7. Freedom (Chapter 7)
The highest form of wealth is the ability to wake up every morning and say, “I can do whatever I want today.” Controlling your time is the single most powerful predictor of happiness. Money is a tool to buy independence and autonomy, not just to buy “stuff.”
8. Man in the Car Paradox (Chapter 8)
When you see someone driving a fancy car, you rarely think, “That person is cool.” Instead, you think, “If I had that car, people would think I’m cool.” We seek wealth to gain respect and admiration from others, but we are often chasing a mirage, as people are more impressed by the object than by the person.
9. Wealth is What You Don’t See (Chapter 9)
Wealth is the nice cars not purchased, the diamonds not bought, and the investments not yet spent. Rich is a current income; wealth is hidden and is about the money you don’t spend. True wealth is an option not yet taken to buy something later, offering you flexibility and freedom.

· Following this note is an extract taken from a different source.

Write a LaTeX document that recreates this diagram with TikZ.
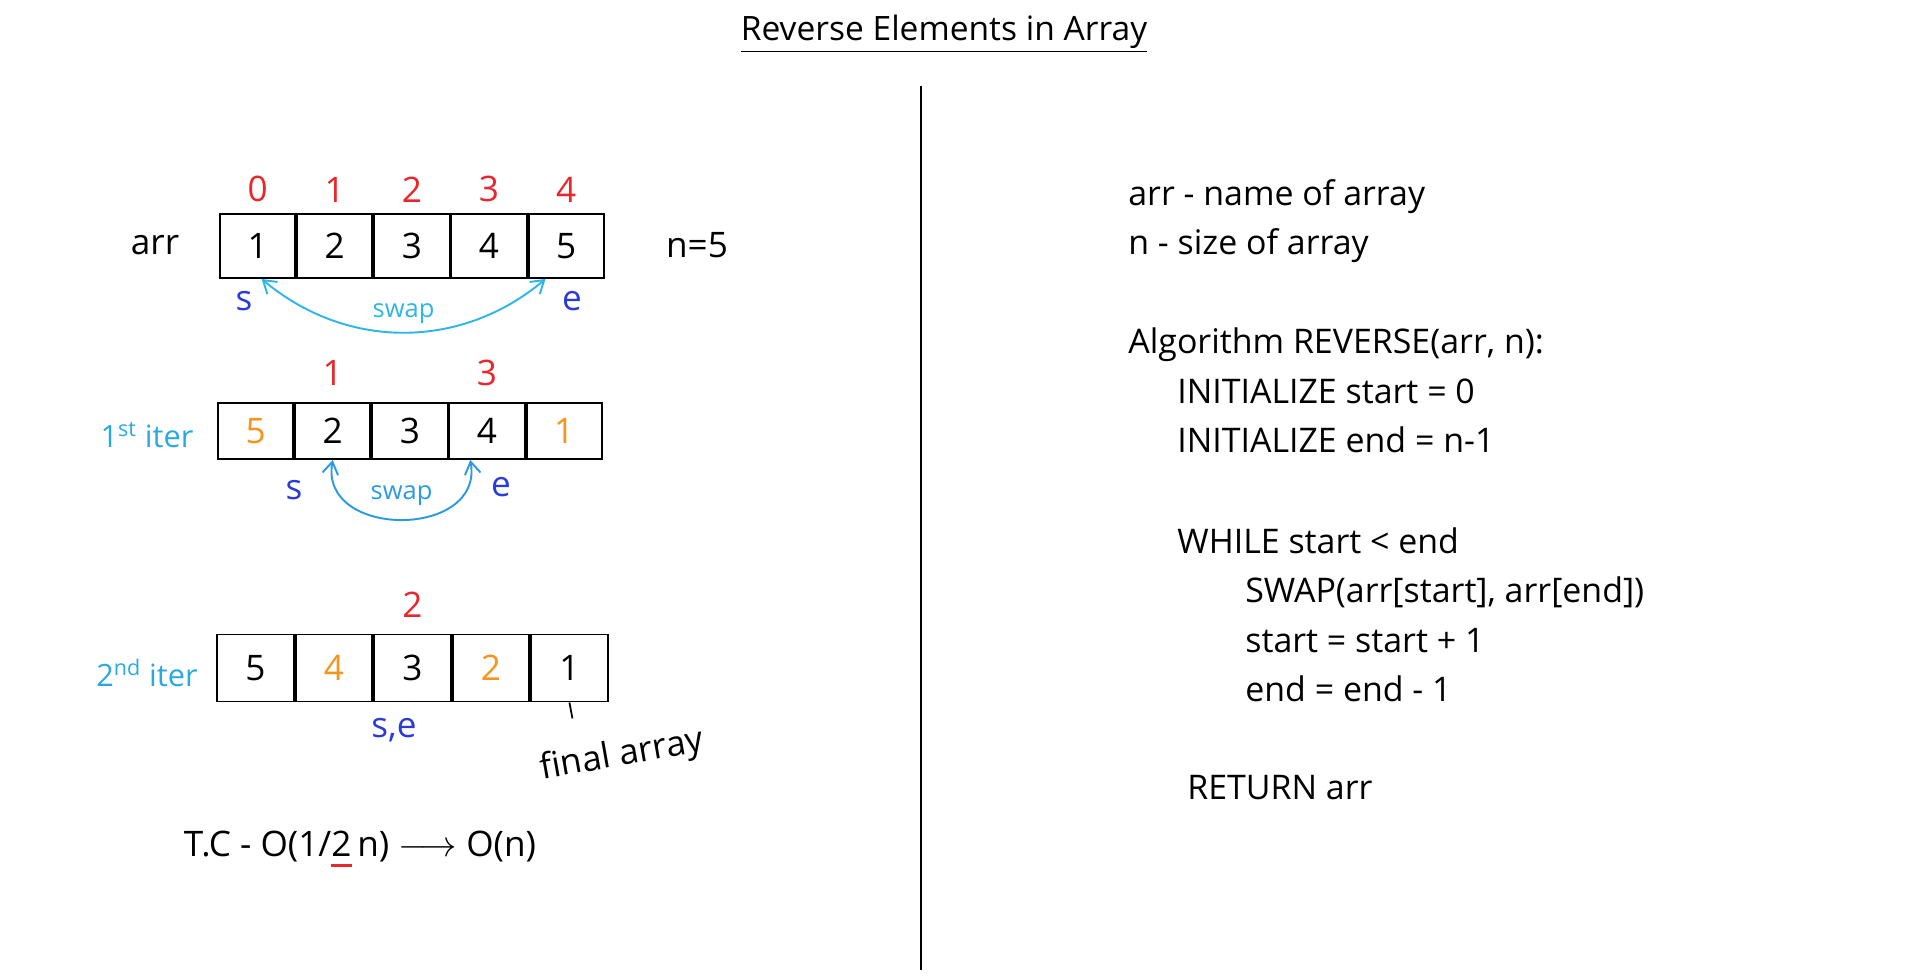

10. Save Money (Chapter 10)
Building wealth has little to do with your income or investment returns and everything to do with your savings rate. Past a certain level of income, savings is the gap between your ego and your income. You don’t need a specific reason to save; saving is a hedge against life’s unpredictable curveballs.
11. Reasonable > Rational (Chapter 11)
You are not a spreadsheet; you are a person with emotions. Aiming to be coldly rational with money is often unrealistic and can lead to abandoning a good strategy when it gets tough. Aiming to be reasonable is more sustainable. A strategy that helps you sleep at night and that you can stick with for the long run is more effective than a mathematically perfect one you can’t.

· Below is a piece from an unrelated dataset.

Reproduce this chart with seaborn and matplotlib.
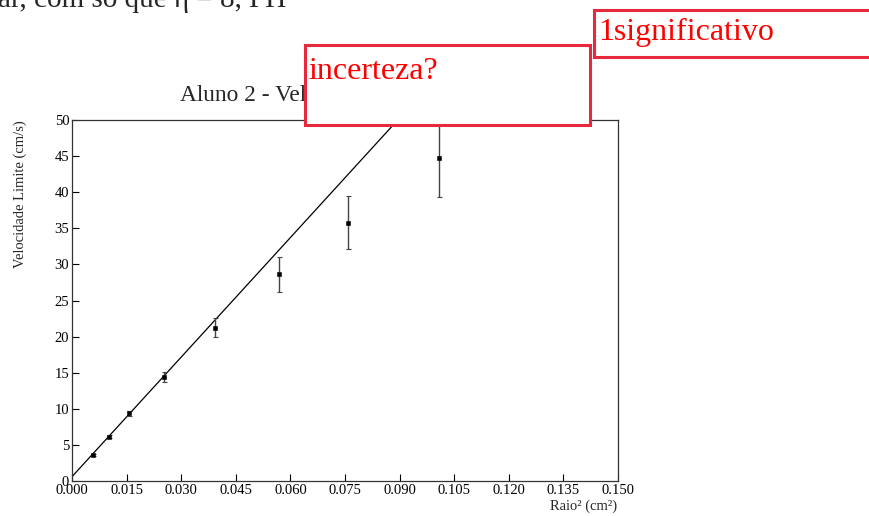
import numpy as np
import pandas as pd
import matplotlib
matplotlib.use("Agg")
import matplotlib.pyplot as plt
from matplotlib.patches import Rectangle
import seaborn as sns

# ---- data ----
raio2 = [0.00586, 0.01016, 0.01575, 0.02537, 0.0393, 0.05696, 0.07582, 0.10073]
velocidade = [3.6, 6.14, 9.37, 14.45, 21.24, 28.63, 35.78, 44.78]
incerteza = [0.2, 0.25, 0.3, 0.7, 1.3, 2.45, 3.64, 5.5]
fit_intercept = 0.6
fit_slope = 552.0
x_ticks = [0.000, 0.015, 0.030, 0.045, 0.060, 0.075, 0.090, 0.105, 0.120, 0.135, 0.150]
y_ticks = [0, 5, 10, 15, 20, 25, 30, 35, 40, 45, 50]

title = "Aluno 2 - Velocidade Limite x Raio²"
xlabel = "Raio² (cm²)"
ylabel = "Velocidade Limite (cm/s)"
doc_text = "ar, com só que η = 8, PH"
note1 = "incerteza?"
note2 = "1significativo"

df = pd.DataFrame({"raio2": raio2, "v": velocidade, "err": incerteza})
fit_df = pd.DataFrame({"x": [x_ticks[0], x_ticks[-1]]})
fit_df["y"] = fit_intercept + fit_slope * fit_df["x"]

sns.set_style("ticks")
plt.rcParams["font.family"] = ["Liberation Serif", "DejaVu Serif"]
plt.rcParams["xtick.direction"] = "in"
plt.rcParams["ytick.direction"] = "in"

W, H = 870, 516
fig = plt.figure(figsize=(W / 100, H / 100), dpi=100)
ax = fig.add_axes([72 / W, 1 - 481 / H, (618 - 72) / W, (481 - 120) / H])

sns.lineplot(data=fit_df, x="x", y="y", ax=ax, color="black", linewidth=0.9)
ax.errorbar(df["raio2"], df["v"], yerr=df["err"], fmt="none", ecolor="#444444",
            elinewidth=1.0, capsize=1.8, capthick=0.8)
sns.scatterplot(data=df, x="raio2", y="v", ax=ax, marker="s", s=5, color="black",
                edgecolor="black", linewidth=0.4, zorder=5)

ax.set_xlim(x_ticks[0], x_ticks[-1])
ax.set_ylim(y_ticks[0], y_ticks[-1])
ax.set_xticks(x_ticks)
ax.set_xticklabels([f"{t:.3f}" for t in x_ticks], fontsize=10.5)
ax.set_yticks(y_ticks)
ax.set_yticklabels([str(t) for t in y_ticks], fontsize=10.5)
ax.tick_params(axis="both", direction="in", length=5, width=0.8, colors="black", pad=2)
ax.set_xlabel("")
ax.set_ylabel("")
for s in ax.spines.values():
    s.set_color("#333333")
    s.set_linewidth(0.9)
    s.set_visible(True)

# labels and title
fig.text(617 / W, 1 - 510 / H, xlabel, ha="right", va="baseline", fontsize=10.5)
fig.text(20 / W, 1 - 120 / H, ylabel, ha="center", va="top", rotation=90, fontsize=10.5)
fig.text(180 / W, 1 - 101 / H, title, ha="left", va="baseline", fontsize=16.8)

# clipped document text at top
fig.text(-2 / W, 1 - 7 / H, doc_text, ha="left", va="baseline", fontsize=21)

# red annotation boxes
red_edge = "#e8283c"
for (x0, y0, x1, y1) in [(305, 45, 590, 125), (594, 10, 872, 57)]:
    fig.patches.append(Rectangle((x0 / W, 1 - y1 / H), (x1 - x0) / W, (y1 - y0) / H,
                                 transform=fig.transFigure, facecolor="white",
                                 edgecolor=red_edge, linewidth=2.2, zorder=10))
fig.text(308 / W, 1 - 79 / H, note1, ha="left", va="baseline", fontsize=23,
         color="#ff0000", zorder=11)
fig.text(598 / W, 1 - 40 / H, note2, ha="left", va="baseline", fontsize=23,
         color="#ff0000", zorder=11)

fig.savefig("out.png", dpi=100)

12. Surprise! (Chapter 12)
History is a story of surprises. The biggest economic events of the future will be unprecedented things we can’t imagine. We should be wary of relying too heavily on historical data to predict the future, as the world is constantly changing.
13. Room for Error (Chapter 13)
Room for error, or a margin of safety, is essential for survival. You must plan for your plan not going according to plan. This means having enough flexibility to withstand unexpected setbacks without being wiped out. The purpose of a margin of safety is to render the forecast unnecessary.
14. You’ll Change (Chapter 14)
People underestimate how much they will change in the future. Our goals, desires, and personalities evolve. Long-term financial planning should avoid extremes that you may later regret. Accept that you will change and be willing to abandon strategies that no longer fit the person you have become.
15. Nothing’s Free (Chapter 15)
Everything worthwhile has a price, and in investing, that price is volatility, fear, and uncertainty. Instead of trying to avoid these fees, accept them as the cost of admission for the higher returns the market offers.
16. You & Me (Chapter 16)
Investors have different goals and time horizons. Bubbles form when short-term traders, who are playing a different game, set the price for long-term investors. Be careful whose advice you take and what game you are playing.
17. The Seduction of Pessimism (Chapter 17)
Pessimism is seductive because it sounds smarter and more plausible than optimism. Progress happens slowly, but setbacks happen quickly. While the world is generally getting better, a pessimistic narrative will always be more captivating.
18. When You’ll Believe Anything (Chapter 18)
The more you want something to be true, the more likely you are to believe a story that overestimates the odds of it being true. We all fill in the gaps of what we don’t know with narratives to make the complex world feel understandable.
The core message of the book is that financial success is a game of behavior, not intelligence. The key takeaways are to be humble, save money, have patience, and use your money to gain control over your time. By mastering your own psychology, you can achieve far more than by trying to master the complex and unpredictable markets.